Electronic Health Record System Clinical Notes Usage Usability Evaluation – An Ethnographic study
Background: A significant gap exists between current Electronic Health Record (EHR) usability and potential optimal usability, which is often attributed to poor incorporation of a user-cantered approach during the Graphical User Interface (GUI) design process. Objectives: To evaluate usability strengths and weaknesses of two widely implemented EHR GUIs for critical clinical note usage tasks using data collected from real users observed in their actual inpatient work environments.
Methods: Twelve Internal Medicine resident physicians were observed by two usability evaluators while interacting with one of two EHR systems (Epic at University of Minnesota Medical Center and CPRS at Veterans Affair Hospital Care Systems), employing an ethnographic approach. User comments and observer findings were analyzed for two critical tasks: (i) clinical note entry and (ii) related information-seeking tasks, and from two standpoints: (a) usability references categorized by usability evaluators as positive, negative or equivocal and (b) usability impact of each feature measured through a seven-point severity rating scale. Findings were also validated by user responses to a post-observation questionnaire.

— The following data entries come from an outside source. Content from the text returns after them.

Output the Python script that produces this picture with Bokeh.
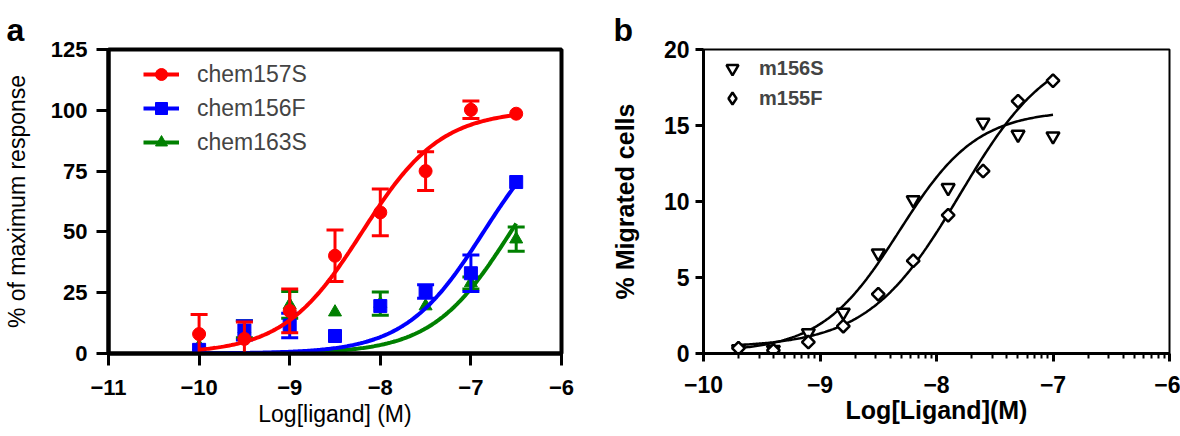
import numpy as np
from bokeh.plotting import figure
from bokeh.models import Range1d, FixedTicker, Legend, LegendItem
from bokeh.layouts import row
from bokeh.embed import file_html
from bokeh.resources import INLINE

FONT = "Liberation Sans"

# ---------------- Panel a data ----------------
log_conc_a = [-10.0, -9.5, -9.0, -8.5, -8.0, -7.5, -7.0, -6.5]
chem157S = [8.0, 6.0, 17.5, 40.2, 58.0, 75.0, 100.2, 98.6]
chem157S_err = [8.0, 7.0, 9.0, 10.6, 9.6, 8.0, 3.6, 0.0]
chem156F = [1.5, 9.5, 11.5, 7.2, 19.5, 25.5, 33.0, 70.5]
chem156F_err = [0.0, 4.0, 5.0, 0.0, 0.0, 2.8, 7.5, 0.0]
chem163S = [3.0, 10.0, 20.0, 17.0, 20.5, 19.5, 29.0, 47.0]
chem163S_err = [0.0, 3.5, 5.5, 0.0, 4.8, 0.0, 2.5, 5.0]

series_names_a = ["chem157S", "chem156F", "chem163S"]
series_colors_a = ["#FF0000", "#0000FF", "#008000"]
series_markers_a = ["circle", "square", "triangle"]

# fitted 4-parameter logistic curves (bottom, top, logEC50, hill)
fit_bottom_a = [0.0, 0.0, 0.0]
fit_top_a = [100.0, 100.0, 100.0]
fit_logec50_a = [-8.2, -6.86, -6.56]
fit_hill_a = [1.0, 1.0, 1.0]
fit_range_a = [-10.0, -6.5]

x_ticks_a = [-11, -10, -9, -8, -7, -6]
y_ticks_a = [0, 25, 50, 75, 100, 125]

# ---------------- Panel b data ----------------
log_conc_b = [-9.7, -9.4, -9.1, -8.8, -8.5, -8.2, -7.9, -7.6, -7.3, -7.0]
m156S = [0.3, 0.25, 1.35, 2.7, 6.6, 10.1, 10.9, 15.2, 14.4, 14.3]
m155F = [0.35, 0.2, 0.75, 1.8, 3.9, 6.1, 9.1, 12.0, 16.6, 17.95]

fit_bottom_b = [0.1, 0.4]
fit_top_b = [16.0, 20.5]
fit_logec50_b = [-8.32, -7.8]
fit_hill_b = [1.3, 1.1]
fit_range_b = [-9.7, -7.0]

x_ticks_b = [-10, -9, -8, -7, -6]
y_ticks_b = [0, 5, 10, 15, 20]


def logistic(x, bottom, top, logec, hill):
    return bottom + (top - bottom) / (1.0 + 10.0 ** ((logec - x) * hill))


def style_title(p, letter, offset):
    p.title.text = letter
    p.title.align = "left"
    p.title.vertical_align = "top"
    p.title.offset = offset
    p.title.standoff = 0
    p.title.text_font = FONT
    p.title.text_font_style = "bold"
    p.title.text_font_size = "32px"
    p.title.text_color = "black"


# ================= Figure a =================
pa = figure(width=600, height=430, x_range=Range1d(-11, -6), y_range=Range1d(0, 125),
            output_backend="svg", toolbar_location=None,
            min_border_left=103, min_border_right=39, min_border_top=49, min_border_bottom=77)
pa.grid.visible = False
pa.outline_line_color = "black"
pa.outline_line_width = 4
pa.background_fill_color = "white"
pa.border_fill_color = "white"
style_title(pa, "a", -102)

for ax in (pa.xaxis[0], pa.yaxis[0]):
    ax.axis_line_width = 4
    ax.axis_line_color = "black"
    ax.major_tick_line_width = 3
    ax.major_tick_out = 12
    ax.major_tick_in = 0
    ax.minor_tick_line_color = None
    ax.major_label_text_font = FONT
    ax.major_label_text_font_style = "bold"
    ax.major_label_text_font_size = "22px"
    ax.major_label_text_color = "black"
    ax.axis_label_text_font = FONT
    ax.axis_label_text_font_style = "normal"
    ax.axis_label_text_font_size = "23px"
    ax.axis_label_text_color = "black"
pa.xaxis.ticker = FixedTicker(ticks=x_ticks_a)
pa.yaxis.ticker = FixedTicker(ticks=y_ticks_a)
pa.xaxis.major_label_standoff = 14
pa.yaxis.major_label_standoff = 9
pa.xaxis.axis_label = "Log[ligand] (M)"
pa.xaxis.axis_label_standoff = 3
pa.yaxis.axis_label = "% of maximum response"
pa.yaxis.axis_label_standoff = 18

xs_fit_a = np.linspace(fit_range_a[0], fit_range_a[1], 200)
ys_a = [chem157S, chem156F, chem163S]
errs_a = [chem157S_err, chem156F_err, chem163S_err]
rends = {}
for i in [2, 1, 0]:
    col = series_colors_a[i]
    xe = [x for x, e in zip(log_conc_a, errs_a[i]) if e > 0]
    ye = [y for y, e in zip(ys_a[i], errs_a[i]) if e > 0]
    ee = [e for e in errs_a[i] if e > 0]
    top = [y + e for y, e in zip(ye, ee)]
    bot = [max(y - e, 0) for y, e in zip(ye, ee)]
    pa.segment(x0=xe, y0=bot, x1=xe, y1=top, line_color=col, line_width=3)
    pa.scatter(x=xe, y=top, marker="dash", size=17, line_color=col, line_width=3)
    pa.scatter(x=xe, y=bot, marker="dash", size=17, line_color=col, line_width=3)
    yfit = logistic(xs_fit_a, fit_bottom_a[i], fit_top_a[i], fit_logec50_a[i], fit_hill_a[i])
    lr = pa.line(x=xs_fit_a, y=yfit, line_color=col, line_width=4)
    sr = pa.scatter(x=log_conc_a, y=ys_a[i], marker=series_markers_a[i], size=13,
                    fill_color=col, line_color=col)
    rends[i] = (lr, sr)
legend_items_a = [LegendItem(label=series_names_a[i], renderers=list(rends[i])) for i in range(3)]

leg_a = Legend(items=legend_items_a, location=(35, 196), margin=0, padding=0, spacing=4,
               glyph_width=36, glyph_height=30, label_height=30, label_standoff=18,
               label_text_font=FONT, label_text_font_size="23px",
               border_line_color=None, background_fill_alpha=0)
pa.add_layout(leg_a, "center")

# ================= Figure b =================
pb = figure(width=580, height=430, x_range=Range1d(-10, -6), y_range=Range1d(0, 20),
            output_backend="svg", toolbar_location=None,
            min_border_left=103, min_border_right=11, min_border_top=44, min_border_bottom=76)
pb.grid.visible = False
pb.outline_line_color = "black"
pb.outline_line_width = 2
pb.background_fill_color = "white"
pb.border_fill_color = "white"
style_title(pb, "b", -90)

minor_b = []
for d in range(-10, -6):
    for k in range(2, 10):
        minor_b.append(d + float(np.log10(k)))

for ax in (pb.xaxis[0], pb.yaxis[0]):
    ax.axis_line_width = 3
    ax.axis_line_color = "black"
    ax.major_tick_line_width = 3
    ax.major_tick_out = 8
    ax.major_tick_in = 0
    ax.minor_tick_line_width = 2
    ax.minor_tick_out = 5
    ax.minor_tick_in = 0
    ax.major_label_text_font = FONT
    ax.major_label_text_font_style = "bold"
    ax.major_label_text_font_size = "23px"
    ax.major_label_text_color = "black"
    ax.axis_label_text_font = FONT
    ax.axis_label_text_font_style = "bold"
    ax.axis_label_text_font_size = "25px"
    ax.axis_label_text_color = "black"
pb.xaxis.ticker = FixedTicker(ticks=x_ticks_b, minor_ticks=minor_b)
pb.yaxis.ticker = FixedTicker(ticks=y_ticks_b)
pb.yaxis.minor_tick_line_color = None
pb.xaxis.major_label_standoff = 14
pb.yaxis.major_label_standoff = 6
pb.xaxis.axis_label = "Log[Ligand](M)"
pb.xaxis.axis_label_standoff = 0
pb.yaxis.axis_label = "% Migrated cells"
pb.yaxis.axis_label_standoff = 22

xs_fit_b = np.linspace(fit_range_b[0], fit_range_b[1], 200)
for i in range(2):
    yfit = logistic(xs_fit_b, fit_bottom_b[i], fit_top_b[i], fit_logec50_b[i], fit_hill_b[i])
    pb.line(x=xs_fit_b, y=yfit, line_color="black", line_width=2.5)

# diamond-shaped key glyph (drawn underneath, hidden by the points drawn on top)
r_dia_key = pb.scatter(x=log_conc_b, y=m155F, marker="diamond", size=12,
                       fill_color="white", line_color="black", line_width=2.5)
r_tri = pb.scatter(x=log_conc_b, y=m156S, marker="inverted_triangle", size=13,
                   fill_color="white", line_color="black", line_width=2.5)
r_dia = pb.scatter(x=log_conc_b, y=m155F, marker="square", angle=np.pi / 4, size=9,
                   fill_color="white", line_color="black", line_width=2.5)

leg_b = Legend(items=[LegendItem(label="m156S", renderers=[r_tri]),
                      LegendItem(label="m155F", renderers=[r_dia_key])],
               location=(14, 240), margin=0, padding=0, spacing=0,
               glyph_width=30, glyph_height=30, label_height=30, label_standoff=12,
               label_text_font=FONT, label_text_font_style="bold", label_text_font_size="20px",
               border_line_color=None, background_fill_alpha=0)
pb.add_layout(leg_b, "center")

layout = row(pa, pb)
open("out.html", "w").write(file_html(layout, INLINE))
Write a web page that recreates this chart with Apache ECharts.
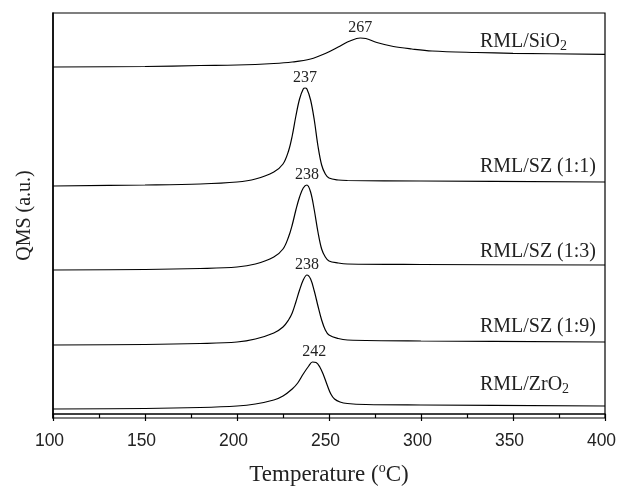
<!DOCTYPE html>
<html>
<head>
<meta charset="utf-8">
<script src="https://cdn.jsdelivr.net/npm/echarts@6/dist/echarts.min.js"></script>
<style>
  html, body { margin: 0; padding: 0; background: #fff; }
  #main { width: 617px; height: 487px; }
</style>
</head>
<body>
<div id="main"></div>
<script>
'use strict';

// curve data: [temperature, stacked signal]
var sio2 = [[100,347],[150,347.5],[180,348.5],[200,349],[220,350.5],[230,352],[240,355],[248,360.5],[255,367],[260,372],[265,375.5],[267,376],[270,375.5],[276,371.5],[285,367.5],[295,365],[306,363],[330,361.5],[350,360.7],[400,359.7]];
var sz11 = [[100,228],[150,229],[180,230],[200,232],[210,235],[220,242],[225,250],[228,263],[230,278],[232,298],[234,315],[236,325],[237,326],[238,325],[240,314],[242,294],[244,268],[246,249],[248,240],[250,236],[255,234],[260,233.5],[300,233],[400,232]];
var sz13 = [[100,144],[150,144.5],[180,145.5],[200,147],[210,150],[220,157],[225,165],[228,177],[230,189],[232,204],[234,217],[236,226],[238,229],[240,222],[242,204],[244,182],[246,165],[248,157],[250,153],[255,151],[260,150],[300,149.5],[400,149]];
var sz19 = [[100,69],[150,69.5],[180,70.5],[200,72],[210,75],[220,81],[225,87],[228,94],[230,101],[232,112],[234,124],[236,134],[238,139],[240,135],[242,123],[244,108],[246,94],[248,84],[250,79],[255,75.5],[260,74],[300,73],[400,72]];
var zro2 = [[100,5],[150,5.5],[180,6.5],[200,8],[210,10],[220,14],[225,18],[230,25],[233,31],[236,40],[239,48],[241,52],[243,51.5],[245,47],[247,39],[249,29],[251,20],[253,15],[256,12],[260,10.5],[270,9.5],[300,9],[400,8]];

var curves = [sio2, sz11, sz13, sz19, zro2];
var peakT = [267, 237, 238, 238, 242];
var peakY = [376, 326, 229, 139, 52];
var names = ['RML/SiO{sub|2}', 'RML/SZ (1:1)', 'RML/SZ (1:3)', 'RML/SZ (1:9)', 'RML/ZrO{sub|2}'];
var nameY = [372, 247, 162, 87, 29];
var xTicks = [100, 150, 200, 250, 300, 350, 400];

var serif = '"Liberation Serif", "DejaVu Serif", serif';
var sans = '"Liberation Sans", Arial, sans-serif';

var series = curves.map(function (d, i) {
    return {
        type: 'line',
        data: d,
        smooth: 0.35,
        showSymbol: false,
        lineStyle: { color: '#000', width: 1.2 },
        markPoint: {
            symbol: 'circle',
            symbolSize: 0,
            silent: true,
            data: [
                {
                    coord: [peakT[i], peakY[i]],
                    label: {
                        show: true, position: 'top', distance: 2,
                        formatter: String(peakT[i]),
                        color: '#222', fontFamily: serif, fontSize: 16
                    }
                },
                {
                    coord: [332, nameY[i]],
                    label: {
                        show: true, position: 'right', distance: 0,
                        formatter: names[i],
                        color: '#222', fontFamily: serif, fontSize: 20,
                        rich: { sub: { fontSize: 14, fontFamily: serif, color: '#222', verticalAlign: 'bottom', padding: [8, 0, 0, 0] } }
                    }
                }
            ]
        }
    };
});

var mChart = echarts.init(document.getElementById('main'));
mChart.setOption({
    backgroundColor: '#fff',
    animation: false,
    grid: {
        left: 53, right: 12, top: 13, bottom: 69,
        outerBoundsMode: 'none',
        show: true, borderColor: '#000', borderWidth: 1.2
    },
    xAxis: {
        type: 'value', min: 100, max: 400, interval: 50,
        name: 'Temperature ({sup|o}C)',
        nameLocation: 'middle', nameGap: 43,
        nameTextStyle: {
            fontFamily: serif, fontSize: 23, color: '#222',
            rich: { sup: { fontSize: 14, fontFamily: serif, color: '#222', padding: [0, 0, 14, 0] } }
        },
        axisLine: { show: true, lineStyle: { color: '#000', width: 1.5 } },
        axisTick: { show: true, inside: false, length: 7, lineStyle: { color: '#000', width: 1.2 } },
        minorTick: { show: true, splitNumber: 2, length: 4, lineStyle: { color: '#000', width: 1.2 } },
        splitLine: { show: false },
        axisLabel: {
            margin: 14, fontFamily: sans, fontSize: 17.5, color: '#222',
            padding: [0, 7, 0, 0],
            formatter: function (v) { return xTicks.indexOf(v) >= 0 ? String(v) : ''; }
        }
    },
    yAxis: {
        type: 'value', min: -4, max: 401,
        name: 'QMS (a.u.)',
        nameLocation: 'middle', nameGap: 18,
        nameTextStyle: { fontFamily: serif, fontSize: 20, color: '#222' },
        axisLine: { show: true, lineStyle: { color: '#000', width: 1.5 } },
        axisTick: { show: false },
        axisLabel: { show: false },
        splitLine: { show: false }
    },
    series: series
});
</script>
</body>
</html>
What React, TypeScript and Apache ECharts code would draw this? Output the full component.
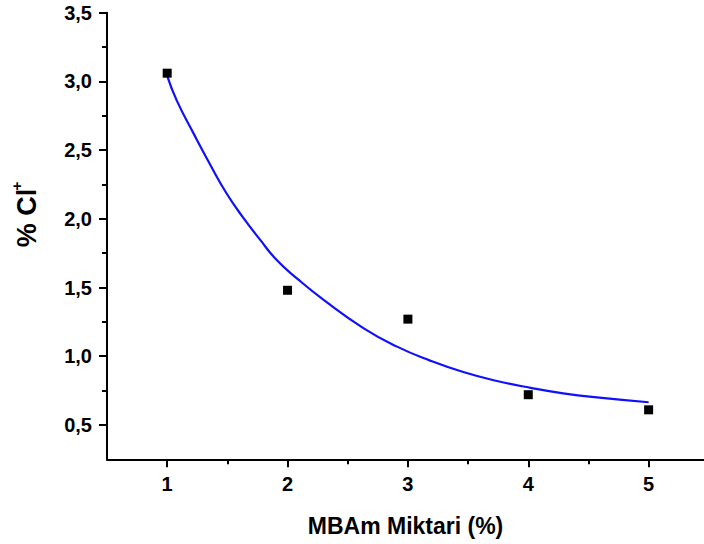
import React, { useEffect, useRef } from "react";
import * as echarts from "echarts";

// Measured data points
const pointX = [1, 2, 3, 4, 5];
const pointY = [3.06, 1.48, 1.27, 0.72, 0.61];

// Fitted curve
const curveX = [1.0, 1.08, 1.22, 1.36, 1.49, 1.63, 1.77, 1.91, 2.08, 2.3, 2.63, 2.91, 3.18, 3.46, 3.74, 4.02, 4.29, 4.57, 5.0];
const curveY = [3.04, 2.86, 2.62, 2.39, 2.19, 2.01, 1.85, 1.7, 1.565, 1.41, 1.205, 1.07, 0.97, 0.885, 0.82, 0.77, 0.73, 0.7, 0.665];

// Axis ticks
const xMajor = [1, 2, 3, 4, 5];
const xMinor = [1.5, 2.5, 3.5, 4.5];
const yMajor = [0.5, 1.0, 1.5, 2.0, 2.5, 3.0, 3.5];
const yMinor = [0.75, 1.25, 1.75, 2.25, 2.75, 3.25];

const xTitle = "MBAm Miktari (%)";
const yTitle = "% Cl";
const ySup = "+";

const FONT = "Liberation Sans";

export default function App() {
  const ref = useRef<HTMLDivElement>(null);
  useEffect(() => {
    if (!ref.current) return;
    const chart = echarts.init(ref.current, undefined, { renderer: "svg" });
    const lineStyle = { color: "#000", width: 2 };
    const axisLine = { show: true, lineStyle };
    const xRange = { min: 0.5, max: 5.46 };
    const yRange = { min: 0.25, max: 3.5 };
    const labelStyle = { color: "#000", fontFamily: FONT, fontWeight: "bold", fontSize: 20 };
    chart.setOption({
      animation: false,
      backgroundColor: "#fff",
      grid: { left: 107, right: 0, top: 12.7, bottom: 84.7, containLabel: false },
      xAxis: [
        {
          type: "value",
          ...xRange,
          position: "bottom",
          axisLine,
          splitLine: { show: false },
          axisTick: { show: true, length: 8, customValues: xMajor, lineStyle },
          axisLabel: { customValues: xMajor, margin: 15, ...labelStyle },
          name: xTitle,
          nameLocation: "middle",
          nameGap: 55,
          nameTextStyle: { color: "#000", fontFamily: FONT, fontWeight: "bold", fontSize: 23 },
        },
        {
          type: "value",
          ...xRange,
          position: "bottom",
          axisLine: { show: false },
          splitLine: { show: false },
          axisTick: { show: true, length: 5, customValues: xMinor, lineStyle },
          axisLabel: { show: false },
        },
      ],
      yAxis: [
        {
          type: "value",
          ...yRange,
          position: "left",
          axisLine,
          splitLine: { show: false },
          axisTick: { show: true, length: 8, customValues: yMajor, lineStyle },
          axisLabel: {
            customValues: yMajor,
            margin: 15,
            ...labelStyle,
            formatter: (v: number) => v.toFixed(1).replace(".", ","),
          },
        },
        {
          type: "value",
          ...yRange,
          position: "left",
          axisLine: { show: false },
          splitLine: { show: false },
          axisTick: { show: true, length: 5, customValues: yMinor, lineStyle },
          axisLabel: { show: false },
        },
      ],
      graphic: [
        {
          type: "text",
          x: 27,
          y: 218,
          rotation: Math.PI / 2,
          style: {
            text: yTitle,
            align: "center",
            verticalAlign: "middle",
            fontFamily: FONT,
            fontWeight: "bold",
            fontSize: 27,
            fill: "#000",
          },
        },
        {
          type: "text",
          x: 16,
          y: 186,
          rotation: Math.PI / 2,
          style: {
            text: ySup,
            align: "center",
            verticalAlign: "middle",
            fontFamily: FONT,
            fontWeight: "bold",
            fontSize: 15,
            fill: "#000",
          },
        },
      ],
      series: [
        {
          type: "line",
          data: curveX.map((x, i) => [x, curveY[i]]),
          smooth: 0.5,
          showSymbol: false,
          symbol: "none",
          lineStyle: { color: "#1010ff", width: 2.2 },
          z: 2,
        },
        {
          type: "scatter",
          data: pointX.map((x, i) => [x, pointY[i]]),
          symbol: "rect",
          symbolSize: 9,
          itemStyle: { color: "#000", opacity: 1 },
          z: 3,
        },
      ],
    });
    return () => chart.dispose();
  }, []);
  return (
    <div
      ref={ref}
      style={{ position: "absolute", left: 0, top: 0, width: 704, height: 544 }}
    />
  );
}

Results: For clinical note entry, Epic surpassed CPRS with more positive (26% vs. 12%) than negative (12% vs. 34%) usability references. Greatest impact features on EHR usability (severity score after each feature) for clinical note entry were auto-population (6), screen options (5.5), communication (5), copy pasting (4.5), error prevention (4.5), edit ability (4) and dictation & transcription (3.5). Neither system did better for information-seeking tasks with CPRS having more positive (28% vs. 14%) but also more negative (41% vs. 34%) references. Features pertaining to information–seeking tasks with greatest impact on EHR usability were navigation for notes (7) and others (e.g., looking for ancillary data) (5.5). Ethnographic observations were also supported by follow-up questionnaire responses.
Conclusion: This study provides usability specific insights of two widely used EHR systems that could help with future design of EHR interfaces better aligned with a user- centered approach.